### Provided material:
-*-
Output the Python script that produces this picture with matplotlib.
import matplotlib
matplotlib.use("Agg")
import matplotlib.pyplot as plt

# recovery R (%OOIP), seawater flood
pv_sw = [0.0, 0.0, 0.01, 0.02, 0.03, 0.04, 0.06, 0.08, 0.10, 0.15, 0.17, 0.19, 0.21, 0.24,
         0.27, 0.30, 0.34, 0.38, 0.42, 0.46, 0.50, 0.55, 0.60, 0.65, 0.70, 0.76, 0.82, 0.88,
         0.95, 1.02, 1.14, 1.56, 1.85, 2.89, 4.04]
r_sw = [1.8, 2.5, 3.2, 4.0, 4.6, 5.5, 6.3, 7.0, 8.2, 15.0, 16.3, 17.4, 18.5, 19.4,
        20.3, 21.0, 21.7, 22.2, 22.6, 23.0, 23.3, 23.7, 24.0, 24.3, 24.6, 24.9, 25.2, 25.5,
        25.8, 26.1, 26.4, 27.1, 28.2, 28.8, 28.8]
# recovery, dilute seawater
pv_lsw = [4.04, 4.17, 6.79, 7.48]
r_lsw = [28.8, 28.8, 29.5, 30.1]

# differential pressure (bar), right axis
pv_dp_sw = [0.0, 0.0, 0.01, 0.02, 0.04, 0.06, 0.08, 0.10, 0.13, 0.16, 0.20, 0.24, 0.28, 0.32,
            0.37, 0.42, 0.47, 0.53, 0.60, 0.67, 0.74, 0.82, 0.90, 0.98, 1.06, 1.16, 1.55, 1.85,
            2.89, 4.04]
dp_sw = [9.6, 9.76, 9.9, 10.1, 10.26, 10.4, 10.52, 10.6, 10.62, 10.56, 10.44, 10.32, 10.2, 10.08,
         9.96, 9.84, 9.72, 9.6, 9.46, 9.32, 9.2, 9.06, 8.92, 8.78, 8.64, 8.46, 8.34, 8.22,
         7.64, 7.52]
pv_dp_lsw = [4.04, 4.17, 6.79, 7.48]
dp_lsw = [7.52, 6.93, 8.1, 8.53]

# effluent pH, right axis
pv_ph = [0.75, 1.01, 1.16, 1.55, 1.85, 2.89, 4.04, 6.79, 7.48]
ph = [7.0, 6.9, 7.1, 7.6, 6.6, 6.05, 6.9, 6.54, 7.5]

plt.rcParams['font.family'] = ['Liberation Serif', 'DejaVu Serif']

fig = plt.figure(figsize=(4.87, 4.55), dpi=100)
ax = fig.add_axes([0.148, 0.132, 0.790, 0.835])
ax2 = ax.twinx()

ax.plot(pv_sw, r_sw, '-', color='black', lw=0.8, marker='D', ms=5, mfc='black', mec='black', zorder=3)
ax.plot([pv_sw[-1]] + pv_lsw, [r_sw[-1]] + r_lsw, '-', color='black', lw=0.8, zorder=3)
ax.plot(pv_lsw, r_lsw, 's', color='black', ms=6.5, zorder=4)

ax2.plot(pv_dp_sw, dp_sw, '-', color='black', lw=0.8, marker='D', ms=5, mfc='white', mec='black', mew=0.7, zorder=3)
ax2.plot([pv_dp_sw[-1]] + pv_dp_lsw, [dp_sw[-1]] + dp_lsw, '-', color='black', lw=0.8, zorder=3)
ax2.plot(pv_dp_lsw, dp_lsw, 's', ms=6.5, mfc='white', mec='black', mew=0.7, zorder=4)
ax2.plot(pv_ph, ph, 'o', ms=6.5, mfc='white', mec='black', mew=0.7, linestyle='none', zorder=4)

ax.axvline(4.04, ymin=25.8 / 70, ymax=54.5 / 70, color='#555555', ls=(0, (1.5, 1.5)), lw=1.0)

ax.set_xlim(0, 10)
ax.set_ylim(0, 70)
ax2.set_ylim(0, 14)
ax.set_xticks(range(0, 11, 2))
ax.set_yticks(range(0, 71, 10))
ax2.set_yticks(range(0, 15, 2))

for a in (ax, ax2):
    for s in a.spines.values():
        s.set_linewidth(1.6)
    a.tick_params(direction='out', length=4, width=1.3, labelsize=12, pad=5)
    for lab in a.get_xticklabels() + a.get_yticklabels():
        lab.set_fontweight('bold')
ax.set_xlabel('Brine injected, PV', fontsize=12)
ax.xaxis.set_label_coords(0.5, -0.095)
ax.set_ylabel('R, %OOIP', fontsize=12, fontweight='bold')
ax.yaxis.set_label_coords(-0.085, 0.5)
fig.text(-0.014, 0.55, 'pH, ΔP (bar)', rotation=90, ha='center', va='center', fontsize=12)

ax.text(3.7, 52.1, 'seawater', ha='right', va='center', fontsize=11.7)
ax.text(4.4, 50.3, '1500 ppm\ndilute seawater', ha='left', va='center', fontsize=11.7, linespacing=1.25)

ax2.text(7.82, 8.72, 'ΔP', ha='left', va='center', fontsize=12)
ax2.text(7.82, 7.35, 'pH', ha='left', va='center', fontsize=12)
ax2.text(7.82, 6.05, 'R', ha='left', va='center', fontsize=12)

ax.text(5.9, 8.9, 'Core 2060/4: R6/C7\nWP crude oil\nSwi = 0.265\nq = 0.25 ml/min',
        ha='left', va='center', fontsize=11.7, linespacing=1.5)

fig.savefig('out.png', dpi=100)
-*-
### Exercise prompt:
Return nothing but the lines from the start of the listing above through the line containing "ax.plot(pv_lsw, r_lsw, 's', color='black', ms=6.5, zorder=4)", exactly as given.

### Answer in full:
Output the Python script that produces this picture with matplotlib.
import matplotlib
matplotlib.use("Agg")
import matplotlib.pyplot as plt

# recovery R (%OOIP), seawater flood
pv_sw = [0.0, 0.0, 0.01, 0.02, 0.03, 0.04, 0.06, 0.08, 0.10, 0.15, 0.17, 0.19, 0.21, 0.24,
         0.27, 0.30, 0.34, 0.38, 0.42, 0.46, 0.50, 0.55, 0.60, 0.65, 0.70, 0.76, 0.82, 0.88,
         0.95, 1.02, 1.14, 1.56, 1.85, 2.89, 4.04]
r_sw = [1.8, 2.5, 3.2, 4.0, 4.6, 5.5, 6.3, 7.0, 8.2, 15.0, 16.3, 17.4, 18.5, 19.4,
        20.3, 21.0, 21.7, 22.2, 22.6, 23.0, 23.3, 23.7, 24.0, 24.3, 24.6, 24.9, 25.2, 25.5,
        25.8, 26.1, 26.4, 27.1, 28.2, 28.8, 28.8]
# recovery, dilute seawater
pv_lsw = [4.04, 4.17, 6.79, 7.48]
r_lsw = [28.8, 28.8, 29.5, 30.1]

# differential pressure (bar), right axis
pv_dp_sw = [0.0, 0.0, 0.01, 0.02, 0.04, 0.06, 0.08, 0.10, 0.13, 0.16, 0.20, 0.24, 0.28, 0.32,
            0.37, 0.42, 0.47, 0.53, 0.60, 0.67, 0.74, 0.82, 0.90, 0.98, 1.06, 1.16, 1.55, 1.85,
            2.89, 4.04]
dp_sw = [9.6, 9.76, 9.9, 10.1, 10.26, 10.4, 10.52, 10.6, 10.62, 10.56, 10.44, 10.32, 10.2, 10.08,
         9.96, 9.84, 9.72, 9.6, 9.46, 9.32, 9.2, 9.06, 8.92, 8.78, 8.64, 8.46, 8.34, 8.22,
         7.64, 7.52]
pv_dp_lsw = [4.04, 4.17, 6.79, 7.48]
dp_lsw = [7.52, 6.93, 8.1, 8.53]

# effluent pH, right axis
pv_ph = [0.75, 1.01, 1.16, 1.55, 1.85, 2.89, 4.04, 6.79, 7.48]
ph = [7.0, 6.9, 7.1, 7.6, 6.6, 6.05, 6.9, 6.54, 7.5]

plt.rcParams['font.family'] = ['Liberation Serif', 'DejaVu Serif']

fig = plt.figure(figsize=(4.87, 4.55), dpi=100)
ax = fig.add_axes([0.148, 0.132, 0.790, 0.835])
ax2 = ax.twinx()

ax.plot(pv_sw, r_sw, '-', color='black', lw=0.8, marker='D', ms=5, mfc='black', mec='black', zorder=3)
ax.plot([pv_sw[-1]] + pv_lsw, [r_sw[-1]] + r_lsw, '-', color='black', lw=0.8, zorder=3)
ax.plot(pv_lsw, r_lsw, 's', color='black', ms=6.5, zorder=4)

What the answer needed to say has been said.